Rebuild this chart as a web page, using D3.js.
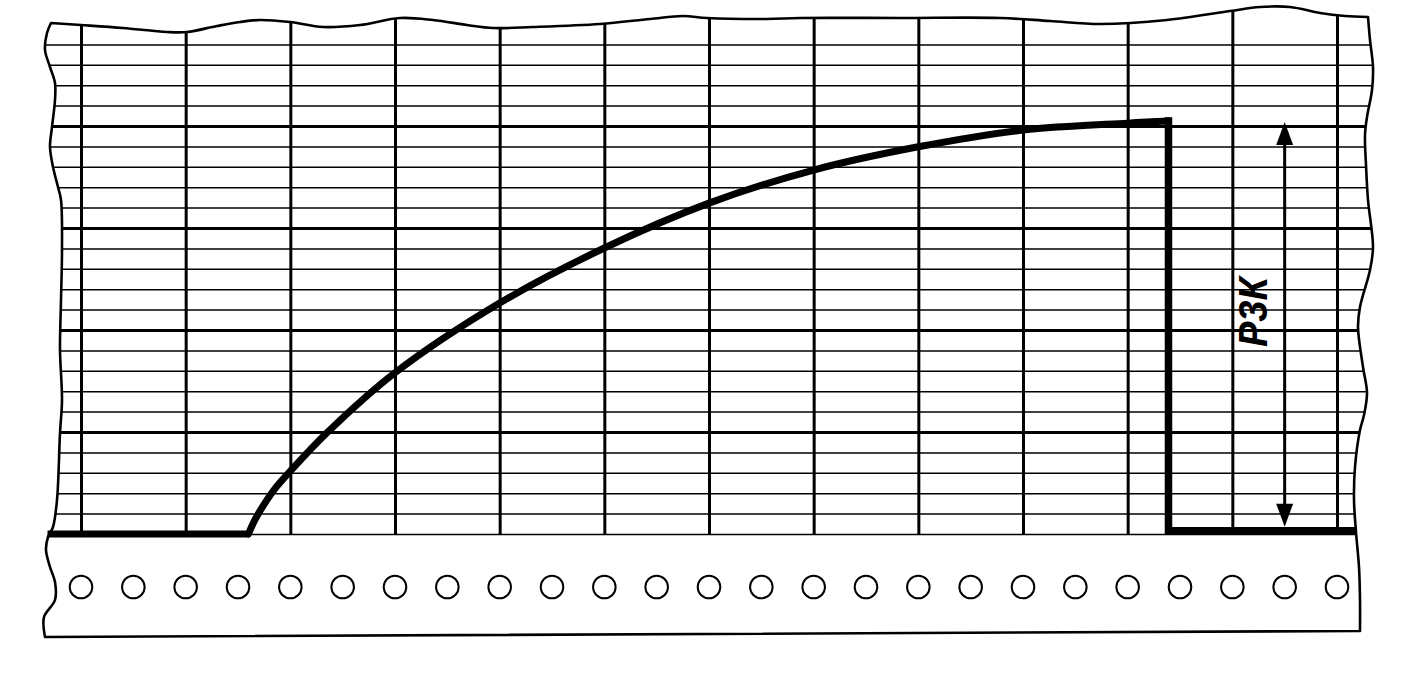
<!DOCTYPE html>
<html>
<head>
<meta charset="utf-8">
<script src="https://cdn.jsdelivr.net/npm/d3@7"></script>
<style>
  html, body { margin: 0; padding: 0; background: #fff; }
  svg { display: block; }
</style>
</head>
<body>
<svg id="chart" width="1425" height="674"></svg>
<script>
// ---------------- data ----------------
// time axis (chart divisions) and recorded pressure (% of scale)
const timeTicks = [0, 1, 2, 3, 4, 5, 6, 7, 8, 9, 10, 11, 12];
const pressureMinorTicks = [0, 5, 10, 15, 20, 25, 30, 35, 40, 45, 50, 55, 60, 65, 70, 75, 80, 85, 90, 95, 100, 105, 110, 115, 120];
const pressureMajorTicks = [25, 50, 75, 100];

// flat start of the trace (before test start)
const baseTime = [-0.32, 1.6];
const baseValue = [0, 0];

// rising pressure curve
const riseTime  = [1.6, 1.66, 1.74, 1.85, 2.0, 2.35, 3.0, 4.0, 5.0, 6.0, 7.0, 8.0, 9.0, 10.0, 10.39];
const riseValue = [0, 3.4, 6.9, 11.0, 15.4, 24.8, 39.5, 56.6, 70.1, 81.1, 89.2, 94.9, 99.0, 100.7, 101.2];

// release: vertical drop and tail
const dropTime  = [10.39, 10.39, 12.14];
const dropValue = [101.2, 0.8, 0.8];

// dimension arrow for the "Р3К" pressure
const arrowTime = 11.5;
const arrowFrom = 1.8;
const arrowTo = 101.0;
const labelText = "Р3К";

// sprocket holes (every half division)
const holeTimes = [0, 0.5, 1, 1.5, 2, 2.5, 3, 3.5, 4, 4.5, 5, 5.5, 6, 6.5, 7, 7.5, 8, 8.5, 9, 9.5, 10, 10.5, 11, 11.5, 12];

// ---------------- layout ----------------
const svg = d3.select("#chart");
const x = d3.scaleLinear().domain([0, 12]).range([81, 1337]);
const y = d3.scaleLinear().domain([0, 100]).range([534, 126]);

// paper outline (decorative torn edge, pixel space)
const topEdge = [[51,23],[81,25],[123,28],[167,32],[187,32],[217,26],[240,22],[260,20],[290,22],[323,27],[360,25],[400,18],[433,20],[467,25],[493,28],[533,27],[600,24],[650,19],[683,16],[707,18],[767,19],[800,18],[900,18],[1000,18],[1050,21],[1100,24],[1167,20],[1230,11],[1260,7],[1290,7],[1320,13],[1345,16],[1368,17]];
const rightEdge = [[1368,17],[1370,40],[1373,67],[1372,90],[1367,117],[1365,135],[1366,165],[1368,200],[1373,247],[1370,270],[1360,307],[1358,327],[1363,367],[1367,393],[1364,415],[1360,430],[1355,467],[1354,500],[1356,532],[1359,567],[1360,600],[1360,631]];
const bottomEdge = [[1360,631],[45,637]];
const leftEdge = [[45,637],[44,617],[55,600],[55,582],[50,567],[46,550],[48,537],[53,527],[57,500],[60,433],[62,400],[60,350],[61,300],[62,250],[61,200],[58,187],[53,167],[50,147],[52,127],[55,100],[55,83],[50,67],[45,50],[47,33],[51,23]];

const cr = d3.line().curve(d3.curveCatmullRom.alpha(0.5));
const lin = d3.line();
const outlineD = cr(topEdge) + cr(rightEdge).replace(/^M/, "L") + lin(bottomEdge).replace(/^M/, "L") + cr(leftEdge).replace(/^M/, "L") + "Z";

const defs = svg.append("defs");
defs.append("clipPath").attr("id", "paper").append("path").attr("d", outlineD);

// paper background
svg.append("path").attr("d", outlineD).attr("fill", "#fff");

const grid = svg.append("g").attr("clip-path", "url(#paper)");

// horizontal grid via axis
const hAxisMinor = d3.axisLeft(y).tickValues(pressureMinorTicks).tickSize(-1400).tickFormat("");
grid.append("g").attr("class", "hminor").attr("transform", "translate(20,0)").call(hAxisMinor)
  .call(g => g.select(".domain").remove())
  .call(g => g.selectAll("line").attr("stroke", "#000").attr("stroke-width", 1.5));
const hAxisMajor = d3.axisLeft(y).tickValues(pressureMajorTicks).tickSize(-1400).tickFormat("");
grid.append("g").attr("class", "hmajor").attr("transform", "translate(20,0)").call(hAxisMajor)
  .call(g => g.select(".domain").remove())
  .call(g => g.selectAll("line").attr("stroke", "#000").attr("stroke-width", 3));

// vertical grid via axis (from baseline up through the top edge)
const vAxis = d3.axisBottom(x).tickValues(timeTicks).tickSize(-(y(0) - 0)).tickFormat("");
grid.append("g").attr("class", "vgrid").attr("transform", `translate(0,${y(0)})`).call(vAxis)
  .call(g => g.select(".domain").remove())
  .call(g => g.selectAll("line").attr("stroke", "#000").attr("stroke-width", 3));

// sprocket holes
const holeY = y(0) + 53;
svg.append("g").selectAll("circle").data(holeTimes).join("circle")
  .attr("cx", d => x(d)).attr("cy", holeY).attr("r", 11.3)
  .attr("fill", "#fff").attr("stroke", "#000").attr("stroke-width", 2);

// paper outline stroke
svg.append("path").attr("d", outlineD).attr("fill", "none")
  .attr("stroke", "#000").attr("stroke-width", 2.6).attr("stroke-linejoin", "round");

// trace
const trace = svg.append("g").attr("fill", "none").attr("stroke", "#000").attr("stroke-width", 7);
const lineLin = d3.line().x(d => x(d[0])).y(d => y(d[1]));
const lineCurve = d3.line().x(d => x(d[0])).y(d => y(d[1])).curve(d3.curveCatmullRom.alpha(0.5));

trace.append("path").attr("d", lineLin(d3.zip(baseTime, baseValue))).attr("stroke-linecap", "butt");
trace.append("path").attr("d", lineCurve(d3.zip(riseTime, riseValue))).attr("stroke-linecap", "round");
trace.append("path").attr("d", lineLin(d3.zip(dropTime, dropValue)))
  .attr("stroke-linecap", "square").attr("stroke-linejoin", "miter").attr("stroke-width", 7.5);

// dimension arrow
const ax = x(arrowTime), ay1 = y(arrowTo), ay2 = y(arrowFrom);
const headL = 23, headW = 8.5;
const arr = svg.append("g");
arr.append("line").attr("x1", ax).attr("x2", ax).attr("y1", ay1 + headL - 2).attr("y2", ay2 - headL + 2)
  .attr("stroke", "#000").attr("stroke-width", 3);
arr.append("path").attr("d", `M${ax},${ay1} L${ax - headW},${ay1 + headL} L${ax + headW},${ay1 + headL} Z`).attr("fill", "#000");
arr.append("path").attr("d", `M${ax},${ay2} L${ax - headW},${ay2 - headL} L${ax + headW},${ay2 - headL} Z`).attr("fill", "#000");

// label
const lx = x(11.2), ly = y(54.4);
svg.append("text")
  .attr("transform", `translate(${lx},${ly}) rotate(-90)`)
  .attr("text-anchor", "middle").attr("dominant-baseline", "central")
  .attr("font-family", "Liberation Sans, Arial, sans-serif")
  .attr("font-style", "italic").attr("font-weight", "bold")
  .attr("font-size", 40)
  .attr("textLength", 70).attr("lengthAdjust", "spacingAndGlyphs")
  .attr("fill", "#000")
  .text(labelText);
</script>
</body>
</html>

■ ■ ■ ■ ■ ■ ■

Please write out all the data again word for word, but not the pictures.

## [Solved exercise]
Rebuild this chart as a web page, using D3.js.
<!DOCTYPE html>
<html>
<head>
<meta charset="utf-8">
<script src="https://cdn.jsdelivr.net/npm/d3@7"></script>
<style>
  html, body { margin: 0; padding: 0; background: #fff; }
  svg { display: block; }
</style>
</head>
<body>
<svg id="chart" width="1425" height="674"></svg>
<script>
// ---------------- data ----------------
// time axis (chart divisions) and recorded pressure (% of scale)
const timeTicks = [0, 1, 2, 3, 4, 5, 6, 7, 8, 9, 10, 11, 12];
const pressureMinorTicks = [0, 5, 10, 15, 20, 25, 30, 35, 40, 45, 50, 55, 60, 65, 70, 75, 80, 85, 90, 95, 100, 105, 110, 115, 120];
const pressureMajorTicks = [25, 50, 75, 100];

// flat start of the trace (before test start)
const baseTime = [-0.32, 1.6];
const baseValue = [0, 0];

// rising pressure curve
const riseTime  = [1.6, 1.66, 1.74, 1.85, 2.0, 2.35, 3.0, 4.0, 5.0, 6.0, 7.0, 8.0, 9.0, 10.0, 10.39];
const riseValue = [0, 3.4, 6.9, 11.0, 15.4, 24.8, 39.5, 56.6, 70.1, 81.1, 89.2, 94.9, 99.0, 100.7, 101.2];

// release: vertical drop and tail
const dropTime  = [10.39, 10.39, 12.14];
const dropValue = [101.2, 0.8, 0.8];

// dimension arrow for the "Р3К" pressure
const arrowTime = 11.5;
const arrowFrom = 1.8;
const arrowTo = 101.0;
const labelText = "Р3К";

// sprocket holes (every half division)
const holeTimes = [0, 0.5, 1, 1.5, 2, 2.5, 3, 3.5, 4, 4.5, 5, 5.5, 6, 6.5, 7, 7.5, 8, 8.5, 9, 9.5, 10, 10.5, 11, 11.5, 12];

// ---------------- layout ----------------
const svg = d3.select("#chart");
const x = d3.scaleLinear().domain([0, 12]).range([81, 1337]);
const y = d3.scaleLinear().domain([0, 100]).range([534, 126]);

// paper outline (decorative torn edge, pixel space)
const topEdge = [[51,23],[81,25],[123,28],[167,32],[187,32],[217,26],[240,22],[260,20],[290,22],[323,27],[360,25],[400,18],[433,20],[467,25],[493,28],[533,27],[600,24],[650,19],[683,16],[707,18],[767,19],[800,18],[900,18],[1000,18],[1050,21],[1100,24],[1167,20],[1230,11],[1260,7],[1290,7],[1320,13],[1345,16],[1368,17]];
const rightEdge = [[1368,17],[1370,40],[1373,67],[1372,90],[1367,117],[1365,135],[1366,165],[1368,200],[1373,247],[1370,270],[1360,307],[1358,327],[1363,367],[1367,393],[1364,415],[1360,430],[1355,467],[1354,500],[1356,532],[1359,567],[1360,600],[1360,631]];
const bottomEdge = [[1360,631],[45,637]];
const leftEdge = [[45,637],[44,617],[55,600],[55,582],[50,567],[46,550],[48,537],[53,527],[57,500],[60,433],[62,400],[60,350],[61,300],[62,250],[61,200],[58,187],[53,167],[50,147],[52,127],[55,100],[55,83],[50,67],[45,50],[47,33],[51,23]];

const cr = d3.line().curve(d3.curveCatmullRom.alpha(0.5));
const lin = d3.line();
const outlineD = cr(topEdge) + cr(rightEdge).replace(/^M/, "L") + lin(bottomEdge).replace(/^M/, "L") + cr(leftEdge).replace(/^M/, "L") + "Z";

const defs = svg.append("defs");
defs.append("clipPath").attr("id", "paper").append("path").attr("d", outlineD);

// paper background
svg.append("path").attr("d", outlineD).attr("fill", "#fff");

const grid = svg.append("g").attr("clip-path", "url(#paper)");

// horizontal grid via axis
const hAxisMinor = d3.axisLeft(y).tickValues(pressureMinorTicks).tickSize(-1400).tickFormat("");
grid.append("g").attr("class", "hminor").attr("transform", "translate(20,0)").call(hAxisMinor)
  .call(g => g.select(".domain").remove())
  .call(g => g.selectAll("line").attr("stroke", "#000").attr("stroke-width", 1.5));
const hAxisMajor = d3.axisLeft(y).tickValues(pressureMajorTicks).tickSize(-1400).tickFormat("");
grid.append("g").attr("class", "hmajor").attr("transform", "translate(20,0)").call(hAxisMajor)
  .call(g => g.select(".domain").remove())
  .call(g => g.selectAll("line").attr("stroke", "#000").attr("stroke-width", 3));

// vertical grid via axis (from baseline up through the top edge)
const vAxis = d3.axisBottom(x).tickValues(timeTicks).tickSize(-(y(0) - 0)).tickFormat("");
grid.append("g").attr("class", "vgrid").attr("transform", `translate(0,${y(0)})`).call(vAxis)
  .call(g => g.select(".domain").remove())
  .call(g => g.selectAll("line").attr("stroke", "#000").attr("stroke-width", 3));

// sprocket holes
const holeY = y(0) + 53;
svg.append("g").selectAll("circle").data(holeTimes).join("circle")
  .attr("cx", d => x(d)).attr("cy", holeY).attr("r", 11.3)
  .attr("fill", "#fff").attr("stroke", "#000").attr("stroke-width", 2);

// paper outline stroke
svg.append("path").attr("d", outlineD).attr("fill", "none")
  .attr("stroke", "#000").attr("stroke-width", 2.6).attr("stroke-linejoin", "round");

// trace
const trace = svg.append("g").attr("fill", "none").attr("stroke", "#000").attr("stroke-width", 7);
const lineLin = d3.line().x(d => x(d[0])).y(d => y(d[1]));
const lineCurve = d3.line().x(d => x(d[0])).y(d => y(d[1])).curve(d3.curveCatmullRom.alpha(0.5));

trace.append("path").attr("d", lineLin(d3.zip(baseTime, baseValue))).attr("stroke-linecap", "butt");
trace.append("path").attr("d", lineCurve(d3.zip(riseTime, riseValue))).attr("stroke-linecap", "round");
trace.append("path").attr("d", lineLin(d3.zip(dropTime, dropValue)))
  .attr("stroke-linecap", "square").attr("stroke-linejoin", "miter").attr("stroke-width", 7.5);

// dimension arrow
const ax = x(arrowTime), ay1 = y(arrowTo), ay2 = y(arrowFrom);
const headL = 23, headW = 8.5;
const arr = svg.append("g");
arr.append("line").attr("x1", ax).attr("x2", ax).attr("y1", ay1 + headL - 2).attr("y2", ay2 - headL + 2)
  .attr("stroke", "#000").attr("stroke-width", 3);
arr.append("path").attr("d", `M${ax},${ay1} L${ax - headW},${ay1 + headL} L${ax + headW},${ay1 + headL} Z`).attr("fill", "#000");
arr.append("path").attr("d", `M${ax},${ay2} L${ax - headW},${ay2 - headL} L${ax + headW},${ay2 - headL} Z`).attr("fill", "#000");

// label
const lx = x(11.2), ly = y(54.4);
svg.append("text")
  .attr("transform", `translate(${lx},${ly}) rotate(-90)`)
  .attr("text-anchor", "middle").attr("dominant-baseline", "central")
  .attr("font-family", "Liberation Sans, Arial, sans-serif")
  .attr("font-style", "italic").attr("font-weight", "bold")
  .attr("font-size", 40)
  .attr("textLength", 70).attr("lengthAdjust", "spacingAndGlyphs")
  .attr("fill", "#000")
  .text(labelText);
</script>
</body>
</html>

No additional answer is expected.